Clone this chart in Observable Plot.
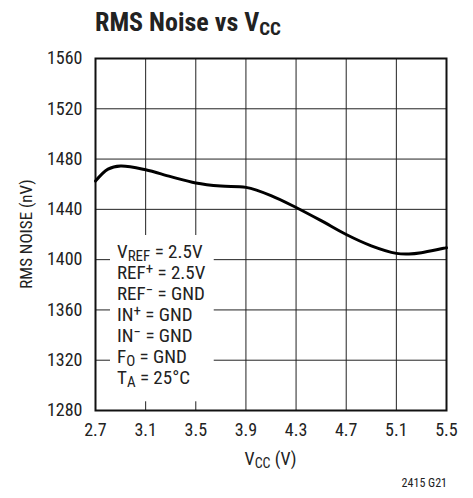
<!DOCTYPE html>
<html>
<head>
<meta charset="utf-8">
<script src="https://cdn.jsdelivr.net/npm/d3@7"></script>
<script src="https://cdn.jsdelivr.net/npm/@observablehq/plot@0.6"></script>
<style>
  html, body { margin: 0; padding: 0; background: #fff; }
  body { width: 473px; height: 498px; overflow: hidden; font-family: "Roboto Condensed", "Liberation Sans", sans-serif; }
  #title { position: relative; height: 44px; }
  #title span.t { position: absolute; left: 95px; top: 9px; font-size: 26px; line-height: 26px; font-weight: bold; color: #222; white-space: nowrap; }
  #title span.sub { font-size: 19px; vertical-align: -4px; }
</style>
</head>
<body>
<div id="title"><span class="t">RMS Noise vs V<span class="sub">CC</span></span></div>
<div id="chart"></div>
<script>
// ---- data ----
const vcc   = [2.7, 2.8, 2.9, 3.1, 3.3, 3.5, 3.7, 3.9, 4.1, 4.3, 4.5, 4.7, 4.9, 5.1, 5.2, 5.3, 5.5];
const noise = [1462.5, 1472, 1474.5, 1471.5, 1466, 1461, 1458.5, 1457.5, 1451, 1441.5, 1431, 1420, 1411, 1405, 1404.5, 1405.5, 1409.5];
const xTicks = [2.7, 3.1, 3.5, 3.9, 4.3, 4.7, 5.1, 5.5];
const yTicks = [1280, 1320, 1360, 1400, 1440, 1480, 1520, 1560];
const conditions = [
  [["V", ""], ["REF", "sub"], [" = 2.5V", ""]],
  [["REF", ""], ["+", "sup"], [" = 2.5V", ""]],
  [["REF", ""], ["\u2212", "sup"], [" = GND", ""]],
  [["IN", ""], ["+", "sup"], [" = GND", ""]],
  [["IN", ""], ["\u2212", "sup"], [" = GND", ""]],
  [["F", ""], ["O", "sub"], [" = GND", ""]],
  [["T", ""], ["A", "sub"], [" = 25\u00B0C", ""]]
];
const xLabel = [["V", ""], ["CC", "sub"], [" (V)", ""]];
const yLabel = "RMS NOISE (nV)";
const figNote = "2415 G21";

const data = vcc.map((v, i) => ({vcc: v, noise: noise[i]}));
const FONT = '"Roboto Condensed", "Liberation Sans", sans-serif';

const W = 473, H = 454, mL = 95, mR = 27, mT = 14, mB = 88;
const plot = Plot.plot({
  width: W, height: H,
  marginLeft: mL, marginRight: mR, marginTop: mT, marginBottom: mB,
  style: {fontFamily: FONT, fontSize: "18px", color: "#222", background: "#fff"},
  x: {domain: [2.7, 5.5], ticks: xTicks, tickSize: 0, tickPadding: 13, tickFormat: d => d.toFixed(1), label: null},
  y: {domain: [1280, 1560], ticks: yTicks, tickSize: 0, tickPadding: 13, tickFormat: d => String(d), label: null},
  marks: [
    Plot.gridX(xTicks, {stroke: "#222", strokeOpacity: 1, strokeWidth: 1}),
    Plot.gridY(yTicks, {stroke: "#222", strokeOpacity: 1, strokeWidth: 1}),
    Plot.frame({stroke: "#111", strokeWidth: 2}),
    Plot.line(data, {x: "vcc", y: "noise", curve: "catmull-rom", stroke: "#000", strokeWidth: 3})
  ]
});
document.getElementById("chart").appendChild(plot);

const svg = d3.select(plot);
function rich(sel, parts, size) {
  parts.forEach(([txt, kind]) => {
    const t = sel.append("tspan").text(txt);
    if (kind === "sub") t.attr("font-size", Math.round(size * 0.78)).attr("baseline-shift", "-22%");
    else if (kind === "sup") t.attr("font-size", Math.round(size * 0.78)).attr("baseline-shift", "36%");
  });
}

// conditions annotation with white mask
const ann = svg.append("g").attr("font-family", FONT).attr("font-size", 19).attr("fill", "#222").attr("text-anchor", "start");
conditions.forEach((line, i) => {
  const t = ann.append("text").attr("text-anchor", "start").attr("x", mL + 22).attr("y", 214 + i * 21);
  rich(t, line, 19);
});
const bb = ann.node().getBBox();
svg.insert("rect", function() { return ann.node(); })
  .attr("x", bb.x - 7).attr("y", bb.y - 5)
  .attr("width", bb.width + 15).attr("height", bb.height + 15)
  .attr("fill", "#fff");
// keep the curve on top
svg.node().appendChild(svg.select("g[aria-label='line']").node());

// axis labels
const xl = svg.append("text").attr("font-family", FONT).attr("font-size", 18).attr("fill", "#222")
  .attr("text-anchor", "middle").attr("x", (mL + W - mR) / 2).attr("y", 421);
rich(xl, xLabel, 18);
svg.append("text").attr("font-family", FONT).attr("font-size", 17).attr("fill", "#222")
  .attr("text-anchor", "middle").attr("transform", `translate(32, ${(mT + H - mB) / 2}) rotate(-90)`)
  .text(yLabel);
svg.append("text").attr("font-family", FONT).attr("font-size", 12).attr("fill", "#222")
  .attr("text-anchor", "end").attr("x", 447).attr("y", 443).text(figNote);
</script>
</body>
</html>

☆ ☆ ☆ ☆ ☆ ☆ ☆

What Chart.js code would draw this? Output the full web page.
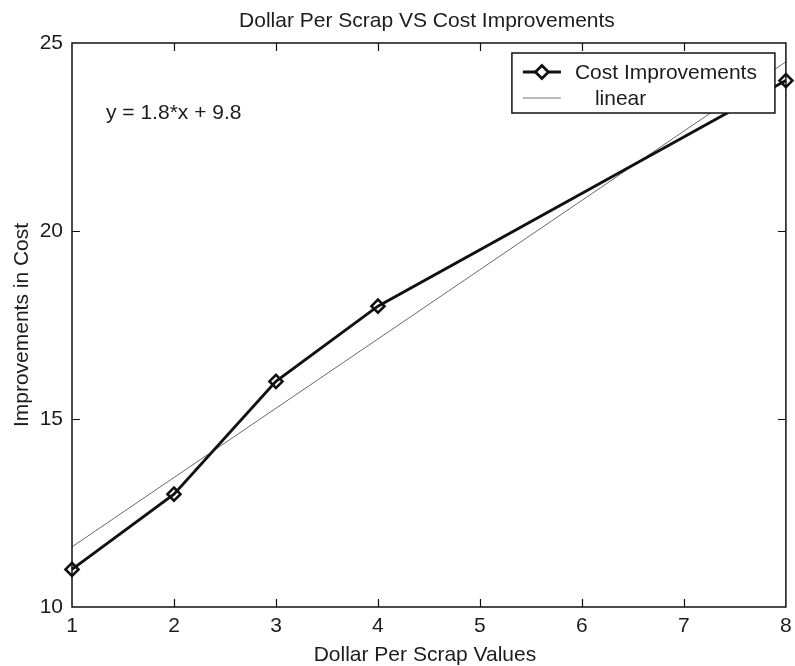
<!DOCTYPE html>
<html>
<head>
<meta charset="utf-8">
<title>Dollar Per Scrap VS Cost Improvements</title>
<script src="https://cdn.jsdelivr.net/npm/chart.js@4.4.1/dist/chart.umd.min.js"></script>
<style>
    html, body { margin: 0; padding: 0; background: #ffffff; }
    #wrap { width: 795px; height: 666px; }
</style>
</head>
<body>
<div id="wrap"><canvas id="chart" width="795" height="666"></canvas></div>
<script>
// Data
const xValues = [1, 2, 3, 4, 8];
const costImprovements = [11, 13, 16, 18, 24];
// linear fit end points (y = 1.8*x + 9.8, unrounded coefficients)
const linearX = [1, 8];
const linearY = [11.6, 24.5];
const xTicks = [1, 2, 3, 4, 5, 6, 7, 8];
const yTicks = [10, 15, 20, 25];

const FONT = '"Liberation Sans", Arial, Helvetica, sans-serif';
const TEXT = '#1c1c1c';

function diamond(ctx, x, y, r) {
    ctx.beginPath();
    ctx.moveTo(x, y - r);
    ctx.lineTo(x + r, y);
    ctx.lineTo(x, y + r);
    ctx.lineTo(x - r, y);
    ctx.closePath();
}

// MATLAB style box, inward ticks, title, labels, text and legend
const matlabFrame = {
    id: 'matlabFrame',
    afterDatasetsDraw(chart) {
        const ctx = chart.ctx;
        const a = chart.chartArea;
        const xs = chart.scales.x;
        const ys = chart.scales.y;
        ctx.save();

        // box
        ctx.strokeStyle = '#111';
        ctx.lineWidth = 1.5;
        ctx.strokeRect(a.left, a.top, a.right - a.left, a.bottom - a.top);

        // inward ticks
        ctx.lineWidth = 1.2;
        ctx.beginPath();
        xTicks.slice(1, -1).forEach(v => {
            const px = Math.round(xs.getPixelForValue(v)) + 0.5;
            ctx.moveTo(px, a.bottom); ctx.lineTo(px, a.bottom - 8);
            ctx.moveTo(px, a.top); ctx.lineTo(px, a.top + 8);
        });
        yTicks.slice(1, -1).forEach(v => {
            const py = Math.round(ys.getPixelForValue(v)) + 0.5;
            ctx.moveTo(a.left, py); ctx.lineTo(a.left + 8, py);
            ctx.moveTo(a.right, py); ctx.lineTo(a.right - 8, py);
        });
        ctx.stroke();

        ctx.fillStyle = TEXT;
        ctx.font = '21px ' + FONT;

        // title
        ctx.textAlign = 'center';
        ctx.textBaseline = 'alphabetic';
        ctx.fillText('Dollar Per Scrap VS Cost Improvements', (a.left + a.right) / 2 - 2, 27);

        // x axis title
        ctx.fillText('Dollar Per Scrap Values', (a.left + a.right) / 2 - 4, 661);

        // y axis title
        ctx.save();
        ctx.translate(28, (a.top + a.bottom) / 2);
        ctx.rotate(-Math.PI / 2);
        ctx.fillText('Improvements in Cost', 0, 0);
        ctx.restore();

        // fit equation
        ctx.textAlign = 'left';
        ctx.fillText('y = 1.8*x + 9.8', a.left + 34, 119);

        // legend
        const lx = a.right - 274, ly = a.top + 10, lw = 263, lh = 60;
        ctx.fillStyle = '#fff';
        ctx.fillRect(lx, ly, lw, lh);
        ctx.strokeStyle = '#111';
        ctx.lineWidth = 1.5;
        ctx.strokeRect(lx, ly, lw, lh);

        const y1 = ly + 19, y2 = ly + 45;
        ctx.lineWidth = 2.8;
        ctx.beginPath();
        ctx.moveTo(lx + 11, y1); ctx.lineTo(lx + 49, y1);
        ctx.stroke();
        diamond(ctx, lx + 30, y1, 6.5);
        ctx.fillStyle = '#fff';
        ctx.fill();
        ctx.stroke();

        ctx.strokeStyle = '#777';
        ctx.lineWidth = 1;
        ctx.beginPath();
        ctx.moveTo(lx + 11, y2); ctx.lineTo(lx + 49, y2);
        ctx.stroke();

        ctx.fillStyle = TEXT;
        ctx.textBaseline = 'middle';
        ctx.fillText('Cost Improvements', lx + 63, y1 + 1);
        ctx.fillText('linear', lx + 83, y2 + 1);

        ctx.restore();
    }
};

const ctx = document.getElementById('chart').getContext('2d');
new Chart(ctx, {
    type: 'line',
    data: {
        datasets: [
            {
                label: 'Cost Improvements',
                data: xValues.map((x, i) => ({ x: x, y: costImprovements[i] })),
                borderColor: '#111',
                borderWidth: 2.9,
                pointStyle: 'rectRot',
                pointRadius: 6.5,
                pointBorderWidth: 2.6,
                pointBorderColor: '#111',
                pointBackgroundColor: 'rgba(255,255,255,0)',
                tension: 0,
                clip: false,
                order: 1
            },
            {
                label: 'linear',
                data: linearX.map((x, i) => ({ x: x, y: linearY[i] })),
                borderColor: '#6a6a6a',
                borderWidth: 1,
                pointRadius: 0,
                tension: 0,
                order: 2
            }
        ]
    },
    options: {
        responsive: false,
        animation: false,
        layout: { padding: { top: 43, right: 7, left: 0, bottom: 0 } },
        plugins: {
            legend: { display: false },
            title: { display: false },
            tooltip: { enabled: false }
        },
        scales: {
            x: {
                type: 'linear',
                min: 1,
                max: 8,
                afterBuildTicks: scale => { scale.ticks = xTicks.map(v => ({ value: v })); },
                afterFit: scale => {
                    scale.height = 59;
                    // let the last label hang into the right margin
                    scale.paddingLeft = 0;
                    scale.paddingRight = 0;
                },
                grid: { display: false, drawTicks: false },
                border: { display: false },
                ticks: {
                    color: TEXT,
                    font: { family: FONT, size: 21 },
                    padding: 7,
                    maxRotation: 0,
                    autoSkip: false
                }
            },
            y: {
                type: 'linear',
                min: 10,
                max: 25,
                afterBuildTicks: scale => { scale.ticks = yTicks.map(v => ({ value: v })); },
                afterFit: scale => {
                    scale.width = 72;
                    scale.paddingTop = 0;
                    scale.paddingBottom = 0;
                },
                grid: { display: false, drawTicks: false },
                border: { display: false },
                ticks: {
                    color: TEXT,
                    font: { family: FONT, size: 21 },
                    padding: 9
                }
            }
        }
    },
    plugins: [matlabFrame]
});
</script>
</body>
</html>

☆ ☆ ☆ ☆ ☆ ☆ ☆

**WORK TO COMPLETE:** Copy out the lines in which the string "this" appears.

**SOLUTION TO THE PROBLEM:**
Clone this chart in Observable Plot.
What Chart.js code would draw this? Output the full web page.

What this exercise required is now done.